Belge’ye ilişkin linç kampanyasının eksik parçaları da Belge’nin Şairaneden Şiirsele adlı kitabından toplanmıştır. Burada Kırmızı Kedi’nin demirbaşı Enis Batur devreye girmiştir. Batur, bir tanıtım yazarıdır, bir eleştirmen değildir. Belge’nin kitabını eleştirmiyor. Bir şey söylemiyor ama kulak altından Belge ile ilgili Can Yücel’in dedikoduyu aşmayan ifadelerini fısıldıyor. Böylece kitap reklamının dedikodu kısmına yedek güç oluyor.
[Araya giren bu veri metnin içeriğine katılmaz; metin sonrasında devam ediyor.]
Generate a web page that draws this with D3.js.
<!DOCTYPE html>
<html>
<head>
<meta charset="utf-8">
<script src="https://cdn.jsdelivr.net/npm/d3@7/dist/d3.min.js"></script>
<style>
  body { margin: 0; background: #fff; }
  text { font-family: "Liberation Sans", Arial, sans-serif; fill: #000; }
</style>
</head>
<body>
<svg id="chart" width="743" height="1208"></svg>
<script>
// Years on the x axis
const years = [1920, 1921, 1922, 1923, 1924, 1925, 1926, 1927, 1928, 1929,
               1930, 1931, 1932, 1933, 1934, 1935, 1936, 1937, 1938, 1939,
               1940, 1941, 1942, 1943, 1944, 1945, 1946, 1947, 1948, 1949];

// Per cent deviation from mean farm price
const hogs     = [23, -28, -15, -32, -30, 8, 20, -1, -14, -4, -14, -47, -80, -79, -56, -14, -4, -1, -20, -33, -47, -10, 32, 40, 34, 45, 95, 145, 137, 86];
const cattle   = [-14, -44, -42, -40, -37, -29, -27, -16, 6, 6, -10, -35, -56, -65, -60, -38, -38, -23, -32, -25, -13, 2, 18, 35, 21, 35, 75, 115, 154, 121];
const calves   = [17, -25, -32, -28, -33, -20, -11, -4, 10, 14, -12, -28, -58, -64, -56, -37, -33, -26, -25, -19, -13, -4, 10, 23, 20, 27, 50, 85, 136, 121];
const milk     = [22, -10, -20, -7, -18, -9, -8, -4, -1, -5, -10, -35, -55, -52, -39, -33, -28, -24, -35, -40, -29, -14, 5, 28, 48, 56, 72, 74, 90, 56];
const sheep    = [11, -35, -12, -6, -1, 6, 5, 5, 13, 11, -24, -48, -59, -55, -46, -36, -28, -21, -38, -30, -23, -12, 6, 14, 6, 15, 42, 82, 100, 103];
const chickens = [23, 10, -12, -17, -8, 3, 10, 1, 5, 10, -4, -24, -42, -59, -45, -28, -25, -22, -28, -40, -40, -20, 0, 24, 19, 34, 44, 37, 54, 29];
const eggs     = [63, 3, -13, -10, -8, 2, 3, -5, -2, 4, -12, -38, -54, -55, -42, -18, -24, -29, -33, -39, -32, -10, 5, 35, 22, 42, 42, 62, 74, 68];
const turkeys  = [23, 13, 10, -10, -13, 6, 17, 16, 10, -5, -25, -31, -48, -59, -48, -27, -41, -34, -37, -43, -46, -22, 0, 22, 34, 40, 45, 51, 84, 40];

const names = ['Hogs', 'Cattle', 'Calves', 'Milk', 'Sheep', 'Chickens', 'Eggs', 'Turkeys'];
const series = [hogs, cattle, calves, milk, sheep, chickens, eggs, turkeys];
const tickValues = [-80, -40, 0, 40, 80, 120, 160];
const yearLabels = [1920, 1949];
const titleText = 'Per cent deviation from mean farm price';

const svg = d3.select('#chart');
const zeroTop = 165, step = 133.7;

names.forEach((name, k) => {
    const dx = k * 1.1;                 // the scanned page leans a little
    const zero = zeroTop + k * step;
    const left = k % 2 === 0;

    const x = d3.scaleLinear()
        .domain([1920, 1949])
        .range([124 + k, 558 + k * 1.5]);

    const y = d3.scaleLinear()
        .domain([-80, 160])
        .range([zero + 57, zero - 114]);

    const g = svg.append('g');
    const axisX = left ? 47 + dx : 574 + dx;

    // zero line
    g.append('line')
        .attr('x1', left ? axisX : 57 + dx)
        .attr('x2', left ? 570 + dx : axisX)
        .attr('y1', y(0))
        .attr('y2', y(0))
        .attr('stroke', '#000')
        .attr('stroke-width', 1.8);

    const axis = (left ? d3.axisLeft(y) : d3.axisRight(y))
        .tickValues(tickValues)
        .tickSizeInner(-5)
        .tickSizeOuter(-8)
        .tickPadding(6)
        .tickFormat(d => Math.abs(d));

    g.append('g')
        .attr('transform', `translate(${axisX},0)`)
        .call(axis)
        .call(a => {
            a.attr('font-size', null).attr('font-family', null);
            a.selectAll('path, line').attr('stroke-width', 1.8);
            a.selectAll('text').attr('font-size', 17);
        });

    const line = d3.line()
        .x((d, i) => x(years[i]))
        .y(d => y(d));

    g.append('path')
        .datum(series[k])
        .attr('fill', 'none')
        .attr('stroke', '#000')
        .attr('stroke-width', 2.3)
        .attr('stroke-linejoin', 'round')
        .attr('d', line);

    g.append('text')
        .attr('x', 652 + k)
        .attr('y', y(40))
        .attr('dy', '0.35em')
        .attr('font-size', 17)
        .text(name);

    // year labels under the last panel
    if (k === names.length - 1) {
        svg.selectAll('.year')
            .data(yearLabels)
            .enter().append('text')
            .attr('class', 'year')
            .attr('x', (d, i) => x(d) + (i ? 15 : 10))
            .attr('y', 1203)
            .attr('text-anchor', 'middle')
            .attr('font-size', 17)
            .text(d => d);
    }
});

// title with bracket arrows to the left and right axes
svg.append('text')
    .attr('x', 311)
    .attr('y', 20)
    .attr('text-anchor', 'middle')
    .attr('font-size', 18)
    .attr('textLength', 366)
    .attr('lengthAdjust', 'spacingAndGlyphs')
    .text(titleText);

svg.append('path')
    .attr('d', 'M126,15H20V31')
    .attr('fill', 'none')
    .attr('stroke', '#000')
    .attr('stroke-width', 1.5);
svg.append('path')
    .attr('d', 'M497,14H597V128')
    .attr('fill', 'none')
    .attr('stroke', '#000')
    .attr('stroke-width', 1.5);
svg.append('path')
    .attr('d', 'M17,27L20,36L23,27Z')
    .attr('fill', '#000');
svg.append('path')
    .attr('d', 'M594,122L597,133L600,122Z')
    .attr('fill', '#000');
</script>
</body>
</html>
Söz söyleme, eleştiri, bir sanattır ve eleştiri masum bir disiplin de değildir. Bir edebiyat türüdür. En azından Hüseyin Cöntürk’ten bunu öğrendi bizim kuşak. Bir sözü söz haline getiren, çığlık, gürültü, reklam vs.den ayıran cümledir ama Batur, bir cümle kuramıyor… Kullandığı dil ile varsa bir eleştiri-şiir adına konuşma imkanı onu ortadan kaldırılıyor.
Orhan Koçak’ın yazısı dışında, Murat Belge’nin kitabıyla ilgilenen yok.
Bütün bu saçmalıklara Belge’nin her vatandaşın en doğal hakkı olan yurtdışında iş arayışı (tabii eğer doğruysa!) ekleniyor: Belge yurtdışında iş arıyor. Son derece doğal olan bu arayış abartıldıkça abartılıyor; iş aramak, bir kaçış olarak yorumlanıyor. Yanardağ, Belge’nin İngiltere’ye gidişini, kitap reklamı ile birleştiriyor, kendi Twitter hesabından şunu söylüyor: “ Liberallerin ihaneti böyle bir şey işte. Yaratılmasına yaşamsal destek verdikleri bu cehennemi onunla savaşı göze alanlara ve kurbanlara bırakıp kaçarlar.”
Yanardağ ile benzer görüşler, Birikim dahil hemen bütün sol mecralarda yazdıktan sonra soluğu Birgün’de alan Fatih Yaşlı tarafından tekrarlanıyor: “Evet, Murat Belge’den söz ediyorum. Yaratılmasında pay sahibi olduğu karanlığın kendisini de yutmasından korkmuş olacak ki, İngiltere’deki Risk Almış Akademisyenler Konseyi’ne başvurmuş, Oxford’da öğretim üyesi olması için destek talebinde bulunmuş.”
Türkiye’de altmışlı yıllarda işçi göçü vardı; seksenlerde, siyasi göç başladı ve bugün, bu göçe, beyin göçü de eklendi. Murat Belge gitse de gitmese de bu bir hakikat.
Açık bir linç var. Sanki Türkiye’nin bütün hesabı, bütün karanlığının sahibi ve nedeni Murat Belge. Yazık!